Rep. Davis, Sen. Warner’s replacement?
Sen. John Warner walked by my office last week. We’re right next to the Rotunda at UVa. He walked like — as — an old man. His wife was at his side, helping him along. He shuffled a bit. I did a mental triple-take when I spotted him, thinking that’s Sen. Warner, then no, that’s an old man, followed by wow, Sen. Warner is an old man.
By the time he made his way to the podium on the front steps of the Rotunda, the few hundred of us watching him felt quite certain what his announcement would be. He’d be nearly ninety at the end of a sixth term. The man simply didn’t look like he had it in him. When he finally stated his intentions, there was no ripple of surprise in the crowd, no murmur of comment. We’d all figured it out.

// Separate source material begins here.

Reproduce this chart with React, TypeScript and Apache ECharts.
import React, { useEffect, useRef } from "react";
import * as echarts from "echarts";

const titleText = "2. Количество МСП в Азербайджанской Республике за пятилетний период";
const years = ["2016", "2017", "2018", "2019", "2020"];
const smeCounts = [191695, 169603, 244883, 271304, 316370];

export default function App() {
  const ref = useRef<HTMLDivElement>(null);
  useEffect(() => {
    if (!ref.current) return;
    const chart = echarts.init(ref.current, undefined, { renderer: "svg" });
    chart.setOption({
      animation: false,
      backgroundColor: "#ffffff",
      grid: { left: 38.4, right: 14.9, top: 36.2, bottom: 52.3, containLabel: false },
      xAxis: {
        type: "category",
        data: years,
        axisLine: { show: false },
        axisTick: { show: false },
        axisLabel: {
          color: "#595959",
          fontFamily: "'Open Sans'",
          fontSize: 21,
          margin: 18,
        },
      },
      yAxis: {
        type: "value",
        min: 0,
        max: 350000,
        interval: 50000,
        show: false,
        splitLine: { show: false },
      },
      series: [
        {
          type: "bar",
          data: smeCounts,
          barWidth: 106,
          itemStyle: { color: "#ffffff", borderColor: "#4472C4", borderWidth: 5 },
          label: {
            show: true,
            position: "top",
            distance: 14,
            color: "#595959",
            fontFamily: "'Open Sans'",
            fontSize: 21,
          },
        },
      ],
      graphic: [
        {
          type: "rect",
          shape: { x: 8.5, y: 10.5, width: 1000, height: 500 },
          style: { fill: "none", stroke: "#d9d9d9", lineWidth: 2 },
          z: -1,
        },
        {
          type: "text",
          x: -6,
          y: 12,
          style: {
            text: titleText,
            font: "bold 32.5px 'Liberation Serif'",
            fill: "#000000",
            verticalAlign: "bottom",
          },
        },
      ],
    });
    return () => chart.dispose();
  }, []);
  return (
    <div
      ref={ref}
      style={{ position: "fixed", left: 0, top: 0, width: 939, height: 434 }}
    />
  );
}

And now, of course, is the question of who will succeed him.
I’m not terribly interested in the matter of which person will be elected, at least not at the moment. I’m interested in which party will be elected.
Rep. Tom Davis is the presumed Republican nominee at this point. He’s basically been running for this seat for the past couple of years now, he’s got a million bucks raised, and it’s said that Warner would support him. Rep. Davis is rather a liberal Republican, as is necessary to get elected in his swath of Northern Virginia. The idea that the party would nominate him is more than a little startling. The RPV has been moving ever farther to the right, to their enormous detriment, causing them to steadily lose their majority in the General Assembly. Nominating him would be a marked reversal in that trend.
The DPVA, on the other hand, has been wisely encouraging centrist candidates to run, following the model established by Gov. Mark Warner and Gov. Tim Kaine after him. We’ve lost a great deal of ideological ground in doing so, but we’re getting more guys on our team in office in the process, so it’s well worth it. We run candidates to the right of our party because we know that these candidates best represent the electorate, and give us the best shot at victory.
So what to make of Davis as the Republican nominee? I’d see it as a tacit concession by the RPV that their party is far, far to the right of most Virginians, and that they, too, must run candidates who are closer to the center than their own party loyalists. Davis as nominee would mark a sea change for a party that has been giddy with power in the brief decade that they’ve had it, and show that they’re not going to go without a fight.
No doubt more than a few candidates will emerge to challenge him. Jim Gilmore, George Allen and Virgil Goode are all being encouraged to run, and they all have the conservative credentials that make them a real alternative to Davis. Whether the rank and file will have the good sense to reject those alternatives remains to be seen.